EXERCISE TASK:
From the listing below, restate word for word the lines from the line containing "Output the Python" down through the line containing "p2900_bmi = [35, 43, 38, 42]". Exclude pictures.

DATA EXCERPTS:
START

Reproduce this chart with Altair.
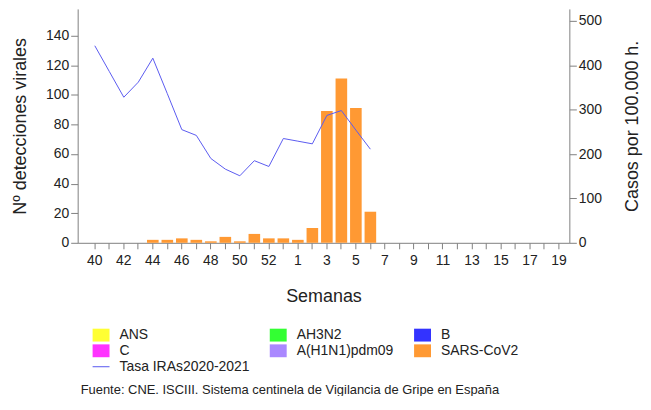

END
START

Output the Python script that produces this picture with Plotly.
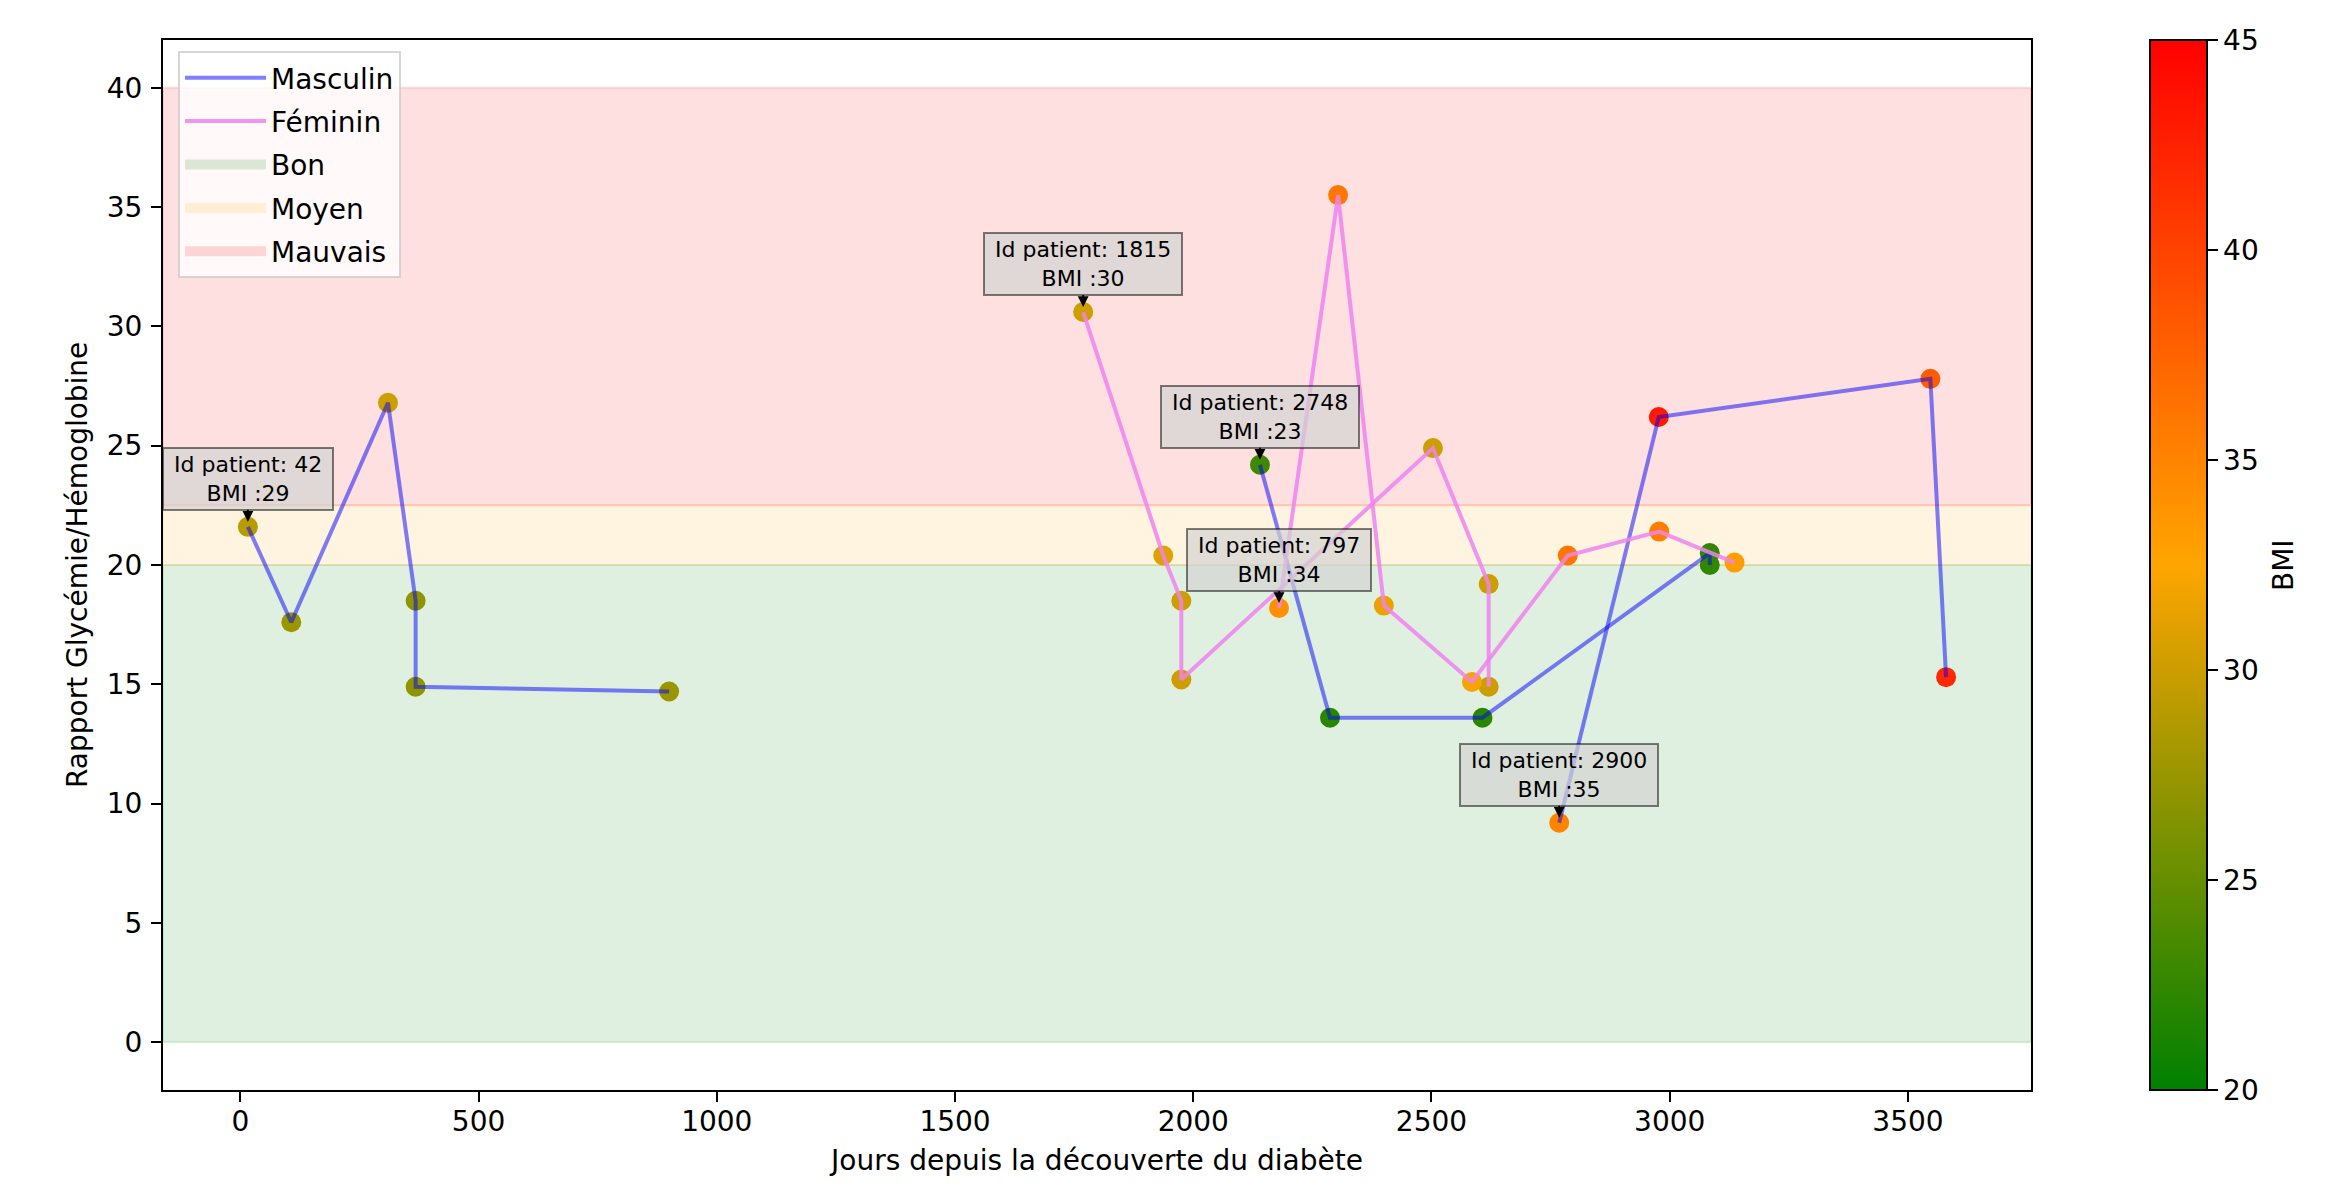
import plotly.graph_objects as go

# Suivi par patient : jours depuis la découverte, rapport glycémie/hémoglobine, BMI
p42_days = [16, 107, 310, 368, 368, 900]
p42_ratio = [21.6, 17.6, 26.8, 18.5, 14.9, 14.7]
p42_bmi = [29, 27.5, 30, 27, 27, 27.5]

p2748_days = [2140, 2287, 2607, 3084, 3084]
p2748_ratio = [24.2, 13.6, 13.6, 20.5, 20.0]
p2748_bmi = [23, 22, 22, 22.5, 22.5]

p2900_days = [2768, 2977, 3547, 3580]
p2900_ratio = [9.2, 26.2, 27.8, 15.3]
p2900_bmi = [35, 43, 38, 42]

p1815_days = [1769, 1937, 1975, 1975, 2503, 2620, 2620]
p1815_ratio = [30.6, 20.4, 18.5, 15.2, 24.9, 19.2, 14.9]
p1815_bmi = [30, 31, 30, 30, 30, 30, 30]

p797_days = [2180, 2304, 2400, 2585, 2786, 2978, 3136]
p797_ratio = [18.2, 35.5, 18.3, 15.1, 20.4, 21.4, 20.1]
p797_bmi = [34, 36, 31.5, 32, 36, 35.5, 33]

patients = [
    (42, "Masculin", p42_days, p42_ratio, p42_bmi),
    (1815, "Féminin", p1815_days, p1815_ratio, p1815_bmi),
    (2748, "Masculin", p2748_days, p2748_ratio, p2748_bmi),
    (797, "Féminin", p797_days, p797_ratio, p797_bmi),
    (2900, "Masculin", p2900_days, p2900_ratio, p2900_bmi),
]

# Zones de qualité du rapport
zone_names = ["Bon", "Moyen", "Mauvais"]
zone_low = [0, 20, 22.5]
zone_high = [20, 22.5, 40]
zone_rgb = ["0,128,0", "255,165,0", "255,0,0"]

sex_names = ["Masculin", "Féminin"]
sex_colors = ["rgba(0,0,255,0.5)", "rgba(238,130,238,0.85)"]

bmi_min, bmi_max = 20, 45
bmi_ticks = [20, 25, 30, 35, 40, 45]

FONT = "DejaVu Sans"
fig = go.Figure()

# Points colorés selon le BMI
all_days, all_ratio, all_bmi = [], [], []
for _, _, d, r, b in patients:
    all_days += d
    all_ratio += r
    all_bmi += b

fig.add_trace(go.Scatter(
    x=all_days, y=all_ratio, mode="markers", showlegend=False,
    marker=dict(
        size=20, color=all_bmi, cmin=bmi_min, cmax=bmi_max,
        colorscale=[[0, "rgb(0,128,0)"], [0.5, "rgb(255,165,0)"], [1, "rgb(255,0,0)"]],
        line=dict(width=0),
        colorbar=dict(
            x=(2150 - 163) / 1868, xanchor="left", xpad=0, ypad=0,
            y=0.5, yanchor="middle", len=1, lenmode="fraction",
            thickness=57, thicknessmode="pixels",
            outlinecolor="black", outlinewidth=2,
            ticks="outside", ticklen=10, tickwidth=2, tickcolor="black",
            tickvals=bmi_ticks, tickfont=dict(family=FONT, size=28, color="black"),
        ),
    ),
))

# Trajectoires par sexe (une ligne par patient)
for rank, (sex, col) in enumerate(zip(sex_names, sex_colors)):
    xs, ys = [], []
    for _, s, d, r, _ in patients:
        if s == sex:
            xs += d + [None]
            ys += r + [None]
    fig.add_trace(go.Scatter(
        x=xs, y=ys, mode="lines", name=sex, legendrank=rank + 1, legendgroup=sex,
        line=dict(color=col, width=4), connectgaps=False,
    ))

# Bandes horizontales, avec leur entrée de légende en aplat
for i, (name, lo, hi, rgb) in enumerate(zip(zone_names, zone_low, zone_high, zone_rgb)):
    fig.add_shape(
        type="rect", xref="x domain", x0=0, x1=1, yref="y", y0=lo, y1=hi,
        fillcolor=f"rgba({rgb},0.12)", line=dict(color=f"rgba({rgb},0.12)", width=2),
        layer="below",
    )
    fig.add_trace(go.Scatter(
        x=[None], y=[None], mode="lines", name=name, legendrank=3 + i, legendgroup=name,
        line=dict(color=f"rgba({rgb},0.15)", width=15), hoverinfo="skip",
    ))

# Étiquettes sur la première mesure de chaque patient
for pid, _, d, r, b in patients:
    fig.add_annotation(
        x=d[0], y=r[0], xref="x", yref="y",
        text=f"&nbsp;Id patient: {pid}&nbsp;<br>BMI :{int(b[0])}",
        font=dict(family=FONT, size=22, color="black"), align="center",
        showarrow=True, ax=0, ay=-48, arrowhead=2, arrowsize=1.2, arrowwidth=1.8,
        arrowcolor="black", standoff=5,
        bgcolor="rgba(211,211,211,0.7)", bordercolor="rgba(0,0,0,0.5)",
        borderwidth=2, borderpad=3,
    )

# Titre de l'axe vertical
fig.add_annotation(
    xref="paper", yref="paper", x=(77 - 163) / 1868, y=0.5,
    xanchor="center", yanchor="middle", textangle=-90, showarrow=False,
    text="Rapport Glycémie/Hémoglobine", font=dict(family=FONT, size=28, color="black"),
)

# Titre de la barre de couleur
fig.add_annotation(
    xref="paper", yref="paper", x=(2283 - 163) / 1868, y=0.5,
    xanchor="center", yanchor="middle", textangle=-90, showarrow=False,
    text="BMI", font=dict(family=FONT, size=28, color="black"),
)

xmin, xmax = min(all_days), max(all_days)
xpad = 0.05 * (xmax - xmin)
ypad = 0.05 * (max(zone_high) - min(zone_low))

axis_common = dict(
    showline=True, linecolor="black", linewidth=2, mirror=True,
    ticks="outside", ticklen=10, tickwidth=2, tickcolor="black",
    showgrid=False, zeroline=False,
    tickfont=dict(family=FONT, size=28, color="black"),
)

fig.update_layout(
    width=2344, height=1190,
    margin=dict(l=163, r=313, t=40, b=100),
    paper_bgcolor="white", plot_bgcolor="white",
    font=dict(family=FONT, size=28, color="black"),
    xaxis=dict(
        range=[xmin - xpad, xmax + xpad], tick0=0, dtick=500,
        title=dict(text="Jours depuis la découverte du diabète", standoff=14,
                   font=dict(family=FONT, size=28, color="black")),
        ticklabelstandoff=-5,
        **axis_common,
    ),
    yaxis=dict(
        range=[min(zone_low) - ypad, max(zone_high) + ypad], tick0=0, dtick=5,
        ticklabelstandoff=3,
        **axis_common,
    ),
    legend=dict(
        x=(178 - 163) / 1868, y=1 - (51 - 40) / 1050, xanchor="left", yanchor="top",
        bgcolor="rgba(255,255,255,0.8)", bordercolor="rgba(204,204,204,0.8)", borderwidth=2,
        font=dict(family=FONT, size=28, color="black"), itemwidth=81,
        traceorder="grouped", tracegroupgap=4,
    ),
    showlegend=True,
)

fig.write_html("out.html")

END

PROBLEM SOLUTION:
Output the Python script that produces this picture with Plotly.
import plotly.graph_objects as go

# Suivi par patient : jours depuis la découverte, rapport glycémie/hémoglobine, BMI
p42_days = [16, 107, 310, 368, 368, 900]
p42_ratio = [21.6, 17.6, 26.8, 18.5, 14.9, 14.7]
p42_bmi = [29, 27.5, 30, 27, 27, 27.5]

p2748_days = [2140, 2287, 2607, 3084, 3084]
p2748_ratio = [24.2, 13.6, 13.6, 20.5, 20.0]
p2748_bmi = [23, 22, 22, 22.5, 22.5]

p2900_days = [2768, 2977, 3547, 3580]
p2900_ratio = [9.2, 26.2, 27.8, 15.3]
p2900_bmi = [35, 43, 38, 42]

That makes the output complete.